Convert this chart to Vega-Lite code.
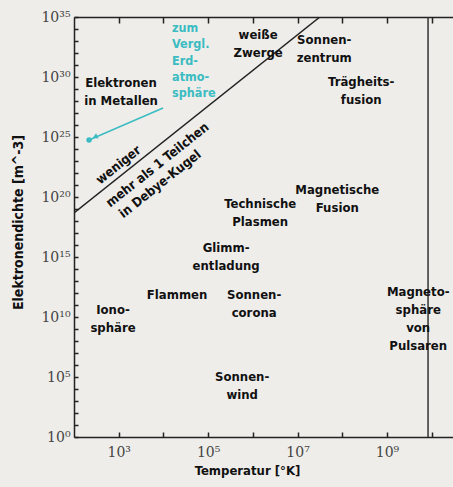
{
  "$schema": "https://vega.github.io/schema/vega-lite/v6.json",
  "width": 379,
  "height": 420,
  "autosize": {"type": "none"},
  "padding": {"left": 74, "top": 17, "right": 0, "bottom": 50},
  "background": "#eeedea",
  "config": {
    "view": {"stroke": null},
    "axis": {
      "domainColor": "#222",
      "domainWidth": 1.5,
      "tickColor": "#222",
      "tickWidth": 1.5,
      "grid": false,
      "labelFont": "DejaVu Serif",
      "labelFontSize": 14,
      "labelColor": "#444",
      "titleFont": "Liberation Sans Narrow, DejaVu Sans Condensed, sans-serif",
      "titleFontWeight": "bold",
      "titleFontSize": 13,
      "titleColor": "#111"
    },
    "text": {"font": "Liberation Sans Narrow, DejaVu Sans Condensed, sans-serif", "fontWeight": "bold", "fontSize": 13, "color": "#111", "lineBreak": "\n", "lineHeight": 18}
  },
  "datasets": {
    "debye": [{"T": 100, "n": 4.68e18}, {"T": 3.162e7, "n": 1e35}],
    "pulsar": [{"T": 8.3e9}],
    "arrow": [{"T": 9820, "n": 2.6e27}, {"T": 217, "n": 5.6e24}],
    "dot": [{"T": 217, "n": 5.6e24}],
    "head": [{"T": 295, "n": 1e25}],
    "labels": [
      {"T": 1127, "n": 3.16e29, "text": "Elektronen\nin Metallen"},
      {"T": 1.315e6, "n": 3.16e33, "text": "weiße\nZwerge"},
      {"T": 3.95e7, "n": 1.21e33, "text": "Sonnen-\nzentrum"},
      {"T": 2.66e8, "n": 3.83e29, "text": "Trägheits-\nfusion"},
      {"T": 7.73e7, "n": 3.83e20, "text": "Magnetische\nFusion"},
      {"T": 1.46e6, "n": 2.62e19, "text": "Technische\nPlasmen"},
      {"T": 2.53e5, "n": 5.6e15, "text": "Glimm-\nentladung"},
      {"T": 2.02e4, "n": 6.8e11, "text": "Flammen"},
      {"T": 1.07e6, "n": 6.8e11, "text": "Sonnen-\ncorona"},
      {"T": 746, "n": 3.83e10, "text": "Iono-\nsphäre"},
      {"T": 5.77e5, "n": 1e5, "text": "Sonnen-\nwind"},
      {"T": 5.0e9, "n": 1.21e12, "text": "Magneto-\nsphäre\nvon\nPulsaren"}
    ],
    "cyan": [{"T": 15600, "n": 1.21e34, "text": "zum\nVergl.\nErd-\natmo-\nsphäre"}],
    "rot": [
      {"T": 991, "n": 4.6e22, "text": "weniger"},
      {"T": 7400, "n": 4.64e22, "text": "mehr als 1 Teilchen"},
      {"T": 8410, "n": 1.2e21, "text": "in Debye-Kugel"}
    ]
  },
  "layer": [
    {
      "data": {"name": "debye"},
      "mark": {"type": "line", "color": "#222", "strokeWidth": 1.5, "clip": true},
      "encoding": {
        "x": {
          "field": "T", "type": "quantitative",
          "scale": {"type": "log", "domain": [100, 3e10], "nice": false},
          "axis": {
            "orient": "bottom",
            "values": [1000, 10000, 100000, 1000000, 10000000, 100000000, 1000000000, 10000000000],
            "tickSize": -5,
            "labelPadding": 13,
            "labelFlush": false,
            "labelExpr": "['','','','10³','','10⁵','','10⁷','','10⁹','',''][round(log(datum.value)/LN10)]",
            "title": "Temperatur [°K]",
            "titleX": 173,
            "titleY": 33,
            "titleBaseline": "middle",
            "titleAlign": "center"
          }
        },
        "y": {
          "field": "n", "type": "quantitative",
          "scale": {"type": "log", "domain": [1, 1e35], "nice": false},
          "axis": {
            "values": [1, 1e1, 1e2, 1e3, 1e4, 1e5, 1e6, 1e7, 1e8, 1e9, 1e10, 1e11, 1e12, 1e13, 1e14, 1e15, 1e16, 1e17, 1e18, 1e19, 1e20, 1e21, 1e22, 1e23, 1e24, 1e25, 1e26, 1e27, 1e28, 1e29, 1e30, 1e31, 1e32, 1e33, 1e34, 1e35],
            "tickSize": -4,
            "labelPadding": 8,
            "labelFlush": false,
            "labelExpr": "round(log(datum.value)/LN10) % 5 == 0 ? '10' + ['⁰','⁵','¹⁰','¹⁵','²⁰','²⁵','³⁰','³⁵'][round(log(datum.value)/LN10)/5] : ''",
            "title": "Elektronendichte [m^-3]",
            "titleFontSize": 14,
            "titleX": -56,
            "titleY": 205,
            "titleBaseline": "middle",
            "titleAlign": "center"
          }
        }
      }
    },
    {
      "data": {"name": "pulsar"},
      "mark": {"type": "rule", "color": "#333", "strokeWidth": 1.5},
      "encoding": {
        "x": {
          "field": "T", "type": "quantitative",
          "axis": {
            "orient": "top",
            "values": [1000, 10000, 100000, 1000000, 10000000, 100000000, 1000000000, 10000000000],
            "tickSize": -6,
            "labels": false,
            "title": null
          }
        }
      }
    },
    {
      "data": {"name": "arrow"},
      "mark": {"type": "line", "color": "#3bbcc2", "strokeWidth": 1.5},
      "encoding": {
        "x": {"field": "T", "type": "quantitative", "axis": null},
        "y": {"field": "n", "type": "quantitative"}
      }
    },
    {
      "data": {"name": "dot"},
      "mark": {"type": "point", "filled": true, "color": "#3bbcc2", "size": 30, "opacity": 1},
      "encoding": {
        "x": {"field": "T", "type": "quantitative", "axis": null},
        "y": {"field": "n", "type": "quantitative"}
      }
    },
    {
      "data": {"name": "head"},
      "mark": {"type": "point", "shape": "triangle-up", "filled": true, "color": "#3bbcc2", "size": 35, "angle": 245, "opacity": 1},
      "encoding": {
        "x": {"field": "T", "type": "quantitative", "axis": null},
        "y": {"field": "n", "type": "quantitative"}
      }
    },
    {
      "data": {"name": "labels"},
      "mark": {"type": "text", "align": "center", "baseline": "middle"},
      "encoding": {
        "x": {"field": "T", "type": "quantitative", "axis": null},
        "y": {"field": "n", "type": "quantitative"},
        "text": {"field": "text"}
      }
    },
    {
      "data": {"name": "cyan"},
      "mark": {"type": "text", "align": "left", "baseline": "middle", "color": "#3bbcc2", "fontSize": 12.5, "lineHeight": 16.25},
      "encoding": {
        "x": {"field": "T", "type": "quantitative", "axis": null},
        "y": {"field": "n", "type": "quantitative"},
        "text": {"field": "text"}
      }
    },
    {
      "data": {"name": "rot"},
      "mark": {"type": "text", "align": "center", "baseline": "middle", "angle": -38.5},
      "encoding": {
        "x": {"field": "T", "type": "quantitative", "axis": null},
        "y": {"field": "n", "type": "quantitative"},
        "text": {"field": "text"}
      }
    }
  ],
  "resolve": {"axis": {"x": "independent"}}
}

- - - - - - -

Pictures are to be left out; repeat all the remaining data exactly.

THE RESULT:
Convert this chart to Vega-Lite code.
{
  "$schema": "https://vega.github.io/schema/vega-lite/v6.json",
  "width": 379,
  "height": 420,
  "autosize": {"type": "none"},
  "padding": {"left": 74, "top": 17, "right": 0, "bottom": 50},
  "background": "#eeedea",
  "config": {
    "view": {"stroke": null},
    "axis": {
      "domainColor": "#222",
      "domainWidth": 1.5,
      "tickColor": "#222",
      "tickWidth": 1.5,
      "grid": false,
      "labelFont": "DejaVu Serif",
      "labelFontSize": 14,
      "labelColor": "#444",
      "titleFont": "Liberation Sans Narrow, DejaVu Sans Condensed, sans-serif",
      "titleFontWeight": "bold",
      "titleFontSize": 13,
      "titleColor": "#111"
    },
    "text": {"font": "Liberation Sans Narrow, DejaVu Sans Condensed, sans-serif", "fontWeight": "bold", "fontSize": 13, "color": "#111", "lineBreak": "\n", "lineHeight": 18}
  },
  "datasets": {
    "debye": [{"T": 100, "n": 4.68e18}, {"T": 3.162e7, "n": 1e35}],
    "pulsar": [{"T": 8.3e9}],
    "arrow": [{"T": 9820, "n": 2.6e27}, {"T": 217, "n": 5.6e24}],
    "dot": [{"T": 217, "n": 5.6e24}],
    "head": [{"T": 295, "n": 1e25}],
    "labels": [
      {"T": 1127, "n": 3.16e29, "text": "Elektronen\nin Metallen"},
      {"T": 1.315e6, "n": 3.16e33, "text": "weiße\nZwerge"},
      {"T": 3.95e7, "n": 1.21e33, "text": "Sonnen-\nzentrum"},
      {"T": 2.66e8, "n": 3.83e29, "text": "Trägheits-\nfusion"},
      {"T": 7.73e7, "n": 3.83e20, "text": "Magnetische\nFusion"},
      {"T": 1.46e6, "n": 2.62e19, "text": "Technische\nPlasmen"},
      {"T": 2.53e5, "n": 5.6e15, "text": "Glimm-\nentladung"},
      {"T": 2.02e4, "n": 6.8e11, "text": "Flammen"},
      {"T": 1.07e6, "n": 6.8e11, "text": "Sonnen-\ncorona"},
      {"T": 746, "n": 3.83e10, "text": "Iono-\nsphäre"},
      {"T": 5.77e5, "n": 1e5, "text": "Sonnen-\nwind"},
      {"T": 5.0e9, "n": 1.21e12, "text": "Magneto-\nsphäre\nvon\nPulsaren"}
    ],
    "cyan": [{"T": 15600, "n": 1.21e34, "text": "zum\nVergl.\nErd-\natmo-\nsphäre"}],
    "rot": [
      {"T": 991, "n": 4.6e22, "text": "weniger"},
      {"T": 7400, "n": 4.64e22, "text": "mehr als 1 Teilchen"},
      {"T": 8410, "n": 1.2e21, "text": "in Debye-Kugel"}
    ]
  },
  "layer": [
    {
      "data": {"name": "debye"},
      "mark": {"type": "line", "color": "#222", "strokeWidth": 1.5, "clip": true},
      "encoding": {
        "x": {
          "field": "T", "type": "quantitative",
          "scale": {"type": "log", "domain": [100, 3e10], "nice": false},
          "axis": {
            "orient": "bottom",
            "values": [1000, 10000, 100000, 1000000, 10000000, 100000000, 1000000000, 10000000000],
            "tickSize": -5,
            "labelPadding": 13,
            "labelFlush": false,
            "labelExpr": "['','','','10³','','10⁵','','10⁷','','10⁹','',''][round(log(datum.value)/LN10)]",
            "title": "Temperatur [°K]",
            "titleX": 173,
            "titleY": 33,
            "titleBaseline": "middle",
            "titleAlign": "center"
          }
        },
        "y": {
          "field": "n", "type": "quantitative",
          "scale": {"type": "log", "domain": [1, 1e35], "nice": false},
          "axis": {
            "values": [1, 1e1, 1e2, 1e3, 1e4, 1e5, 1e6, 1e7, 1e8, 1e9, 1e10, 1e11, 1e12, 1e13, 1e14, 1e15, 1e16, 1e17, 1e18, 1e19, 1e20, 1e21, 1e22, 1e23, 1e24, 1e25, 1e26, 1e27, 1e28, 1e29, 1e30, 1e31, 1e32, 1e33, 1e34, 1e35],
            "tickSize": -4,
            "labelPadding": 8,
            "labelFlush": false,
            "labelExpr": "round(log(datum.value)/LN10) % 5 == 0 ? '10' + ['⁰','⁵','¹⁰','¹⁵','²⁰','²⁵','³⁰','³⁵'][round(log(datum.value)/LN10)/5] : ''",
            "title": "Elektronendichte [m^-3]",
            "titleFontSize": 14,
            "titleX": -56,
            "titleY": 205,
            "titleBaseline": "middle",
            "titleAlign": "center"
          }
        }
      }
    },
    {
      "data": {"name": "pulsar"},
      "mark": {"type": "rule", "color": "#333", "strokeWidth": 1.5},
      "encoding": {
        "x": {
          "field": "T", "type": "quantitative",
          "axis": {
            "orient": "top",
            "values": [1000, 10000, 100000, 1000000, 10000000, 100000000, 1000000000, 10000000000],
            "tickSize": -6,
            "labels": false,
            "title": null
          }
        }
      }
    },
    {
      "data": {"name": "arrow"},
      "mark": {"type": "line", "color": "#3bbcc2", "strokeWidth": 1.5},
      "encoding": {
        "x": {"field": "T", "type": "quantitative", "axis": null},
        "y": {"field": "n", "type": "quantitative"}
      }
    },
    {
      "data": {"name": "dot"},
      "mark": {"type": "point", "filled": true, "color": "#3bbcc2", "size": 30, "opacity": 1},
      "encoding": {
        "x": {"field": "T", "type": "quantitative", "axis": null},
        "y": {"field": "n", "type": "quantitative"}
      }
    },
    {
      "data": {"name": "head"},
      "mark": {"type": "point", "shape": "triangle-up", "filled": true, "color": "#3bbcc2", "size": 35, "angle": 245, "opacity": 1},
      "encoding": {
        "x": {"field": "T", "type": "quantitative", "axis": null},
        "y": {"field": "n", "type": "quantitative"}
      }
    },
    {
      "data": {"name": "labels"},
      "mark": {"type": "text", "align": "center", "baseline": "middle"},
      "encoding": {
        "x": {"field": "T", "type": "quantitative", "axis": null},
        "y": {"field": "n", "type": "quantitative"},
        "text": {"field": "text"}
      }
    },
    {
      "data": {"name": "cyan"},
      "mark": {"type": "text", "align": "left", "baseline": "middle", "color": "#3bbcc2", "fontSize": 12.5, "lineHeight": 16.25},
      "encoding": {
        "x": {"field": "T", "type": "quantitative", "axis": null},
        "y": {"field": "n", "type": "quantitative"},
        "text": {"field": "text"}
      }
    },
    {
      "data": {"name": "rot"},
      "mark": {"type": "text", "align": "center", "baseline": "middle", "angle": -38.5},
      "encoding": {
        "x": {"field": "T", "type": "quantitative", "axis": null},
        "y": {"field": "n", "type": "quantitative"},
        "text": {"field": "text"}
      }
    }
  ],
  "resolve": {"axis": {"x": "independent"}}
}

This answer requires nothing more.